Per quanto attiene, invece, al teatro libico, la Turchia non hai mai fatto segreto, assieme al Qatar, di stare dalla parte del “governo” islamico di Tripoli, mentre la comunità internazionale con l’Egitto e il resto dei Paesi del Golfo sostengono il governo legittimo di Tobruk. E’ innegabile che questa posizione abbia isolato ulteriormente Ankara allontanandola non solo dall’occidente ma anche da alcuni vicini arabi, l’Egitto di Al-Sisi in primis.
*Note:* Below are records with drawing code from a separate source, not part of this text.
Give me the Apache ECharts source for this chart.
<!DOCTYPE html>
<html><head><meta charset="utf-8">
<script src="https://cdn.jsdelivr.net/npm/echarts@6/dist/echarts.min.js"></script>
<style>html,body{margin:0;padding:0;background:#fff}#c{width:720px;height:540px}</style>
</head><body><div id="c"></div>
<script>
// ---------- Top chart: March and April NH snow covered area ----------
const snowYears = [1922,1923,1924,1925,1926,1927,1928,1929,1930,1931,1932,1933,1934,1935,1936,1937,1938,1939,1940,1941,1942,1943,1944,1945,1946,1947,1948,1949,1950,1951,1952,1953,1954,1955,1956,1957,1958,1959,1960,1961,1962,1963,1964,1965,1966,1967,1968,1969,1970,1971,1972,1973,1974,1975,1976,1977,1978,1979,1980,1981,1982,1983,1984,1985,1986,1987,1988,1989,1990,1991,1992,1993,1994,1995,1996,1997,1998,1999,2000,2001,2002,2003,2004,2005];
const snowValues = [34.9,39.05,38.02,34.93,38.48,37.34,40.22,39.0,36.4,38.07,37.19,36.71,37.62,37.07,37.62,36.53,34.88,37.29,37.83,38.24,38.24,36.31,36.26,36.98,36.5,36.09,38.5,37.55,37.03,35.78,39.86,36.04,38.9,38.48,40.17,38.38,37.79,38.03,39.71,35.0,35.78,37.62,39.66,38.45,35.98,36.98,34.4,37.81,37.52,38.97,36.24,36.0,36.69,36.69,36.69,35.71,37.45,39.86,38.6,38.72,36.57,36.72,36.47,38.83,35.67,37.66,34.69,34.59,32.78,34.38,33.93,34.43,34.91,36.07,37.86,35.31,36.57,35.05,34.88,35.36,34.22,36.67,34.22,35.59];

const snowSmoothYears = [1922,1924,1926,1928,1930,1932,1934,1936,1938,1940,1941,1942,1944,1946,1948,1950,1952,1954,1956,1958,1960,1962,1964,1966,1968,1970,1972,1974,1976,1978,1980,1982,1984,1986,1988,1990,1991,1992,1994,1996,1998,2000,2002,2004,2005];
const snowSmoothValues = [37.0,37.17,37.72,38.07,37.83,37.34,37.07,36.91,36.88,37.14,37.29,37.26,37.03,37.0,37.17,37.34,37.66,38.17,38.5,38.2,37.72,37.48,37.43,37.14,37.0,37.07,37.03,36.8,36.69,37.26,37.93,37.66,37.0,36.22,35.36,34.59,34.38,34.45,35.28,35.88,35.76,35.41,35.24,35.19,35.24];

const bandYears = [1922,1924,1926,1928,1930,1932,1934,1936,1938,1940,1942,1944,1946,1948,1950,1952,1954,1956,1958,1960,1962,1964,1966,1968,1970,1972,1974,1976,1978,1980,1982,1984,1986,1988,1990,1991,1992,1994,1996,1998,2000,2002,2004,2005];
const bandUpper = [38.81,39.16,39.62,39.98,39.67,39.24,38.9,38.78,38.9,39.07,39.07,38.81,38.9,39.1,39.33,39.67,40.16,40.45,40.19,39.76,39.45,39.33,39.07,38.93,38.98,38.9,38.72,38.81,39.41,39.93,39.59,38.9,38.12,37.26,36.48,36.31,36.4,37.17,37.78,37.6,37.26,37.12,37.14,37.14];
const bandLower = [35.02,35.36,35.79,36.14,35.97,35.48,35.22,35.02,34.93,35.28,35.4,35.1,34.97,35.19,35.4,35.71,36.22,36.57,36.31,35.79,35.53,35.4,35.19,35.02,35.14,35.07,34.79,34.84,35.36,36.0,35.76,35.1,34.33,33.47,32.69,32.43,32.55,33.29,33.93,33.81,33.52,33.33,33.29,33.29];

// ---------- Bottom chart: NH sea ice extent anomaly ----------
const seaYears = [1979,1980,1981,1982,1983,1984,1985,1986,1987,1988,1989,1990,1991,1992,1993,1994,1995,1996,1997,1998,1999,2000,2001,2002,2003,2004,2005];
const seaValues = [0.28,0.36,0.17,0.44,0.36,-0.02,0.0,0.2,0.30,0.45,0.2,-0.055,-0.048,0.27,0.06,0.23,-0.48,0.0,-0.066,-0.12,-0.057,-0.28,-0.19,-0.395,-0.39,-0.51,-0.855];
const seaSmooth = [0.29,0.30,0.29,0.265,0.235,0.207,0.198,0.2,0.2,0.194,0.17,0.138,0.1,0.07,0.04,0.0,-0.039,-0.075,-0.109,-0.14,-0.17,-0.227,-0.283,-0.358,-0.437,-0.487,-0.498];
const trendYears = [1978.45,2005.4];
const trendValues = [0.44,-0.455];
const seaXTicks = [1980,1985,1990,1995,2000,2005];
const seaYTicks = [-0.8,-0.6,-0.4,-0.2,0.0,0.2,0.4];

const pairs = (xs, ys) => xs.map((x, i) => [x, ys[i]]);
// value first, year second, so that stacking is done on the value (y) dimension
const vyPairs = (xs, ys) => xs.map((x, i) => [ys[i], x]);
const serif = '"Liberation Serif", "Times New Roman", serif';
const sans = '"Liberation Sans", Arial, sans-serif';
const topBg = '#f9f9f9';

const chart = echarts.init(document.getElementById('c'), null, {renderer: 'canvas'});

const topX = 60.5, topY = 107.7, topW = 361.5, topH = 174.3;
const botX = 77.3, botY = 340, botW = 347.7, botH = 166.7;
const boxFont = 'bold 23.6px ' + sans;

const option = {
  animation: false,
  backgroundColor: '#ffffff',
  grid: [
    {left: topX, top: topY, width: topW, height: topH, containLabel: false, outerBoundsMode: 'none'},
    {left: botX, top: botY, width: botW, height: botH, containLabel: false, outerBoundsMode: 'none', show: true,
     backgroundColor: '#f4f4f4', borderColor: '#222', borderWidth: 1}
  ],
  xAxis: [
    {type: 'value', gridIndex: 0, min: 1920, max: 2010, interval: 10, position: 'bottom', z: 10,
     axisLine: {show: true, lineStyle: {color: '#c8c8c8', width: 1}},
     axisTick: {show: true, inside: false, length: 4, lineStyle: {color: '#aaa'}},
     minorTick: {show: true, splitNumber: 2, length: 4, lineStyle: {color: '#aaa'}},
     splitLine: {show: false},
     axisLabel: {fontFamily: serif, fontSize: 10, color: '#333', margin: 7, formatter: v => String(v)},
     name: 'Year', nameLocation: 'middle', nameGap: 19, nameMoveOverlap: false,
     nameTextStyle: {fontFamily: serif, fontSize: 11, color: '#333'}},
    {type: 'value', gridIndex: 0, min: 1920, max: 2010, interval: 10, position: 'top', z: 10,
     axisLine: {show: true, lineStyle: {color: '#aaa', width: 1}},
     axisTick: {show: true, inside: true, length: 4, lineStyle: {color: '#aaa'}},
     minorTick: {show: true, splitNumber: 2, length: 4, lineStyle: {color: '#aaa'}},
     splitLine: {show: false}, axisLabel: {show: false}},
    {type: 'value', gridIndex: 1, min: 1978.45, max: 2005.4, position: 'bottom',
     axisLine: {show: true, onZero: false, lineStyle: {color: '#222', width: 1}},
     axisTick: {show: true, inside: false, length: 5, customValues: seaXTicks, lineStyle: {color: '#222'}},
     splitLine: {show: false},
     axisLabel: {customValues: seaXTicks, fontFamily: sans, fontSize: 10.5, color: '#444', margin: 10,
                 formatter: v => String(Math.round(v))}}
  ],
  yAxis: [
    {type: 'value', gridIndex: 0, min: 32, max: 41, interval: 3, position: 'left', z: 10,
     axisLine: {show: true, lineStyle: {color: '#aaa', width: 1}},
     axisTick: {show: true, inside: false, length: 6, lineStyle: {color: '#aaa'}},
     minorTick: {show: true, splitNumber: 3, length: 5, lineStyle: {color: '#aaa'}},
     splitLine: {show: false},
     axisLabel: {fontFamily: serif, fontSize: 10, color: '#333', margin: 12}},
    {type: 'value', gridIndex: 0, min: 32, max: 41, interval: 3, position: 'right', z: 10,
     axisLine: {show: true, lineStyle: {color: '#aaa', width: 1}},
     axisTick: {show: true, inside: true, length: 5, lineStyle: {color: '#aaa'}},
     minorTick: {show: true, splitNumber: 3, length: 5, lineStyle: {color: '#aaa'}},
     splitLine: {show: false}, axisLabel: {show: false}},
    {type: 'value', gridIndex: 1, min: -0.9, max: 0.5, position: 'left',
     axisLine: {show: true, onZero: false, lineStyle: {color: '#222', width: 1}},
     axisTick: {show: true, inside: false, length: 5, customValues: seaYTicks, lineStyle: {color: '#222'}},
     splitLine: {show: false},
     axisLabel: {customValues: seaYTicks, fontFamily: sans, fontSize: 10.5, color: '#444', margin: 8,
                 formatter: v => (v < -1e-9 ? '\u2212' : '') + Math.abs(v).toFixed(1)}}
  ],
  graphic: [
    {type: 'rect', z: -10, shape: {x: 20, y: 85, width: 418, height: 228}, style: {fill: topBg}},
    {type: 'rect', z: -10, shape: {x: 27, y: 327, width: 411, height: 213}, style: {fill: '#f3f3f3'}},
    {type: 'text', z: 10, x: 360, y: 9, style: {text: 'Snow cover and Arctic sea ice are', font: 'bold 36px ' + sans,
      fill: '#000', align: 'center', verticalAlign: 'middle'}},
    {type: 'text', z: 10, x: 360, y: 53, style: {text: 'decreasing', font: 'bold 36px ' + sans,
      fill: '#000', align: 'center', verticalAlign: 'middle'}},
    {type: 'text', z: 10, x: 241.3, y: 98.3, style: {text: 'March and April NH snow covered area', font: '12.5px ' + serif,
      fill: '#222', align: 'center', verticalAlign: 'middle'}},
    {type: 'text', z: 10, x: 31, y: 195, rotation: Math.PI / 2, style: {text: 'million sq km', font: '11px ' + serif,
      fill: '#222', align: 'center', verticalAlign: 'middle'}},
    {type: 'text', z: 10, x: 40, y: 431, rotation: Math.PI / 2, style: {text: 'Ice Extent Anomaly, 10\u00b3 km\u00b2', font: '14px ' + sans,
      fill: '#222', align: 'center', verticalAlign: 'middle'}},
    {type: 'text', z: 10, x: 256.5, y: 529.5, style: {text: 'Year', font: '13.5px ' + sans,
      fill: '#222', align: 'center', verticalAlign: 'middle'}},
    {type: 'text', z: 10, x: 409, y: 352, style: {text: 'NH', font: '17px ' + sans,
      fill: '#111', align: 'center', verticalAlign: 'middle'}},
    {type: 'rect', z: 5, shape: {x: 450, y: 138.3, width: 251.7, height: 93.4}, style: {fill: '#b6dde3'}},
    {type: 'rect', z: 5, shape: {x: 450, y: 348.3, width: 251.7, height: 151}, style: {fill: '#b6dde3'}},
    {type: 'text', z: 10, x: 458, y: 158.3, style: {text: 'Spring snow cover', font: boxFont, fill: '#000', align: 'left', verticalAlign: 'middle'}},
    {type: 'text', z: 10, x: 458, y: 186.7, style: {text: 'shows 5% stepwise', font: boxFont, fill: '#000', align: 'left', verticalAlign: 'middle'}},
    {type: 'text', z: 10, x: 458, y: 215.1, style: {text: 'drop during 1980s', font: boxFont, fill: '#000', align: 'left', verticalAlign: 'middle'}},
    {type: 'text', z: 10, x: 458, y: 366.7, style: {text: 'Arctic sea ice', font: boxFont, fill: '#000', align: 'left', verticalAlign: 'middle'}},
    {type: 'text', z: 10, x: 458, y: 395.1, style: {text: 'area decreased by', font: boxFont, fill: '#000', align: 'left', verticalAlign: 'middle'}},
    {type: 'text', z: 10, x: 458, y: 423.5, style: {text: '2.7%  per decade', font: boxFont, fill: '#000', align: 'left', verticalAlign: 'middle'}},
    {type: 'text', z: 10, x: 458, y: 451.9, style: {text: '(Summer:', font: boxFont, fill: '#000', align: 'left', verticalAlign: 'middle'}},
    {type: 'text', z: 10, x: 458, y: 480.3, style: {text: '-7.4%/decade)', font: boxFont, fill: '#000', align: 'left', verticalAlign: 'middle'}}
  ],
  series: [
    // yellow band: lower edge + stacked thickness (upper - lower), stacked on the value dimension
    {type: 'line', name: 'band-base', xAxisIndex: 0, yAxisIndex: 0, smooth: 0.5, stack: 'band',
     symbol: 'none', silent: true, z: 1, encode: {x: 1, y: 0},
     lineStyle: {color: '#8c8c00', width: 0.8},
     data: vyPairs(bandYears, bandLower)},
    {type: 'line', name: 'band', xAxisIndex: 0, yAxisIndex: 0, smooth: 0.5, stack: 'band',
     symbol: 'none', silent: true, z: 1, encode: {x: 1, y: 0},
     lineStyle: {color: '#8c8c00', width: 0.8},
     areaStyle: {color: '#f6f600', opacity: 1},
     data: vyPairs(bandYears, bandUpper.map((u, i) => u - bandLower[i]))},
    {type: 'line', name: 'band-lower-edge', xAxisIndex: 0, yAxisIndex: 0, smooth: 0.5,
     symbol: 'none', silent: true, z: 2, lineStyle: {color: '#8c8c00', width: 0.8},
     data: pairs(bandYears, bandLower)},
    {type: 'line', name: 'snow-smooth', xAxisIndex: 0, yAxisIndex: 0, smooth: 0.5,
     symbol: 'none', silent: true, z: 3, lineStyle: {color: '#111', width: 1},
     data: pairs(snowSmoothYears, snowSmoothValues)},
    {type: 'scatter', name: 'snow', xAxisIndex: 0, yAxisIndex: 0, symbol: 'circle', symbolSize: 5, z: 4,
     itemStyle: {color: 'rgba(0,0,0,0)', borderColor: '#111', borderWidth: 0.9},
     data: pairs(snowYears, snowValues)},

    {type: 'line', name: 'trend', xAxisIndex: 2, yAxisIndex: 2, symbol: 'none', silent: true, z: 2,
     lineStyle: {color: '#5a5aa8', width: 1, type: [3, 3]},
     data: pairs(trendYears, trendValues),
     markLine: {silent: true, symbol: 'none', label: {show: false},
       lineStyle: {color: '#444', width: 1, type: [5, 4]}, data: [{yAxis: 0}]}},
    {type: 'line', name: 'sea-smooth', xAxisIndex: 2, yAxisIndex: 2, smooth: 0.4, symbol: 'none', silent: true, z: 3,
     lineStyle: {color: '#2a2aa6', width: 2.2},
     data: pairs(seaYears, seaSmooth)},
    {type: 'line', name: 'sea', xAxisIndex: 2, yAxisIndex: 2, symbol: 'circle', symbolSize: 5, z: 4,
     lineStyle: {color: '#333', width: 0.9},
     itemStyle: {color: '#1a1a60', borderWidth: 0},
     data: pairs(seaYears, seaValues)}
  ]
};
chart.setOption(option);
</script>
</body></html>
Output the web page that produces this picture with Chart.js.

Ora, è certamente azzardato credere che il risultato elettorale — che peraltro vede sulla carta il partito di Erdogan vincitore con il 40,8% circa delle preferenze — possa modificare la bilancia della politica estera di Ankara, ma è plausibile ipotizzare che un partito curdo nel governo potrebbe in qualche modo mettere almeno in discussione certe posizioni in politica estera.
In sintesi, cosa potrebbe accadere ora in Turchia? La risposta dipende, è evidente, da come si muoveranno i partiti nel dopo elezioni e in particolare dalla possibile formazione di un governo di coalizione o dall’indizione di elezioni anticipate. In ogni caso non c’è dubbio che, nonostante le mire del sultano, la democrazia in Turchia sembra avere un’altra chance. Staremo a vedere se, chi e come sarà in grado di coglierla.